STATED EXERCISE: Return the listing below verbatim. Pictures do not belong in the copy.

SOURCE EXCERPT:

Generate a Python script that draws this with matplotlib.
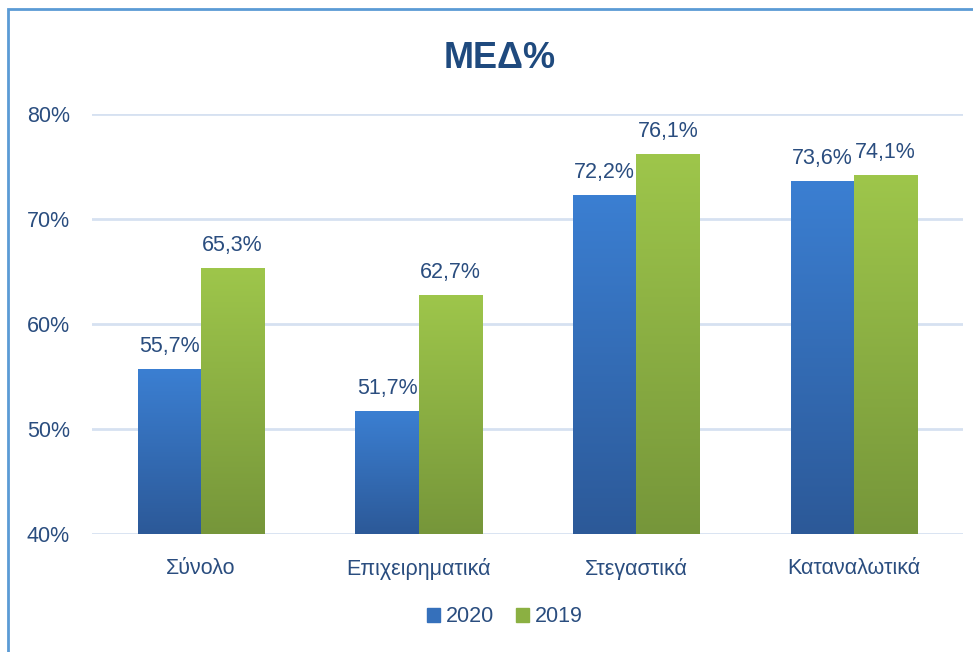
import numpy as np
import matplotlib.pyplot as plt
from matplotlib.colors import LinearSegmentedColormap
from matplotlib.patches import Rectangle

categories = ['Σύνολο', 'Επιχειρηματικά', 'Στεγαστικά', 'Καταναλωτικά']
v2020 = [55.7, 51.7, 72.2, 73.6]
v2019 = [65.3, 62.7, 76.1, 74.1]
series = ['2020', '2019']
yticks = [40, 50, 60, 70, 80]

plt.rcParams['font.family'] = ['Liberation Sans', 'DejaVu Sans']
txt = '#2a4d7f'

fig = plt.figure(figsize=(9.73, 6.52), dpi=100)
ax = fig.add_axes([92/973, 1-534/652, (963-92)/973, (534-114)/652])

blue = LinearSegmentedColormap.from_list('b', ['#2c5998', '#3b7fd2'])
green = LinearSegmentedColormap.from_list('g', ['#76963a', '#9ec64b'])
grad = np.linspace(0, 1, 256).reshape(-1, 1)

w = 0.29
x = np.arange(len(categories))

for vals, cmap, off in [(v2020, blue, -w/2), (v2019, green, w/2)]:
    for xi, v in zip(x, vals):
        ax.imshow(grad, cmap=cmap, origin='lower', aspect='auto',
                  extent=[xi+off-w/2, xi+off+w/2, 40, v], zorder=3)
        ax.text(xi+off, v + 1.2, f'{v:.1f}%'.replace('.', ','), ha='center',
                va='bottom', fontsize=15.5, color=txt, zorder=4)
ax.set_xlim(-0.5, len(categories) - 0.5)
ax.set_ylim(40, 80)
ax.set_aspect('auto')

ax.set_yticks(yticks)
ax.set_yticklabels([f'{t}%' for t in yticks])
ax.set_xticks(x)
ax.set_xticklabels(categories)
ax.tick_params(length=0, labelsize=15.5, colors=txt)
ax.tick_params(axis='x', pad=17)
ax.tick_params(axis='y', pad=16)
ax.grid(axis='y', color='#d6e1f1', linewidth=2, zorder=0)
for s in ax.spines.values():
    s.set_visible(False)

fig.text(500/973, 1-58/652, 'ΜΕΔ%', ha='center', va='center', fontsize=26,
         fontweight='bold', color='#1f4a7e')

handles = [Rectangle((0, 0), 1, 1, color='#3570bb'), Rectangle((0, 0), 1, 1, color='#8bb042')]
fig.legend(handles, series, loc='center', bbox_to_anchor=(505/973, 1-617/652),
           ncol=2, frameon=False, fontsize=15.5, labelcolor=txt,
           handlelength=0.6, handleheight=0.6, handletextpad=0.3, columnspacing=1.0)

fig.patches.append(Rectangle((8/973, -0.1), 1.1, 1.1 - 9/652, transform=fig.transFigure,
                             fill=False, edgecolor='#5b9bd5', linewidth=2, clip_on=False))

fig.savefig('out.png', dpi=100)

RESPONSE FOR THIS EXERCISE:
Generate a Python script that draws this with matplotlib.
import numpy as np
import matplotlib.pyplot as plt
from matplotlib.colors import LinearSegmentedColormap
from matplotlib.patches import Rectangle

categories = ['Σύνολο', 'Επιχειρηματικά', 'Στεγαστικά', 'Καταναλωτικά']
v2020 = [55.7, 51.7, 72.2, 73.6]
v2019 = [65.3, 62.7, 76.1, 74.1]
series = ['2020', '2019']
yticks = [40, 50, 60, 70, 80]

plt.rcParams['font.family'] = ['Liberation Sans', 'DejaVu Sans']
txt = '#2a4d7f'

fig = plt.figure(figsize=(9.73, 6.52), dpi=100)
ax = fig.add_axes([92/973, 1-534/652, (963-92)/973, (534-114)/652])

blue = LinearSegmentedColormap.from_list('b', ['#2c5998', '#3b7fd2'])
green = LinearSegmentedColormap.from_list('g', ['#76963a', '#9ec64b'])
grad = np.linspace(0, 1, 256).reshape(-1, 1)

w = 0.29
x = np.arange(len(categories))

for vals, cmap, off in [(v2020, blue, -w/2), (v2019, green, w/2)]:
    for xi, v in zip(x, vals):
        ax.imshow(grad, cmap=cmap, origin='lower', aspect='auto',
                  extent=[xi+off-w/2, xi+off+w/2, 40, v], zorder=3)
        ax.text(xi+off, v + 1.2, f'{v:.1f}%'.replace('.', ','), ha='center',
                va='bottom', fontsize=15.5, color=txt, zorder=4)
ax.set_xlim(-0.5, len(categories) - 0.5)
ax.set_ylim(40, 80)
ax.set_aspect('auto')

ax.set_yticks(yticks)
ax.set_yticklabels([f'{t}%' for t in yticks])
ax.set_xticks(x)
ax.set_xticklabels(categories)
ax.tick_params(length=0, labelsize=15.5, colors=txt)
ax.tick_params(axis='x', pad=17)
ax.tick_params(axis='y', pad=16)
ax.grid(axis='y', color='#d6e1f1', linewidth=2, zorder=0)
for s in ax.spines.values():
    s.set_visible(False)

fig.text(500/973, 1-58/652, 'ΜΕΔ%', ha='center', va='center', fontsize=26,
         fontweight='bold', color='#1f4a7e')

handles = [Rectangle((0, 0), 1, 1, color='#3570bb'), Rectangle((0, 0), 1, 1, color='#8bb042')]
fig.legend(handles, series, loc='center', bbox_to_anchor=(505/973, 1-617/652),
           ncol=2, frameon=False, fontsize=15.5, labelcolor=txt,
           handlelength=0.6, handleheight=0.6, handletextpad=0.3, columnspacing=1.0)

fig.patches.append(Rectangle((8/973, -0.1), 1.1, 1.1 - 9/652, transform=fig.transFigure,
                             fill=False, edgecolor='#5b9bd5', linewidth=2, clip_on=False))

fig.savefig('out.png', dpi=100)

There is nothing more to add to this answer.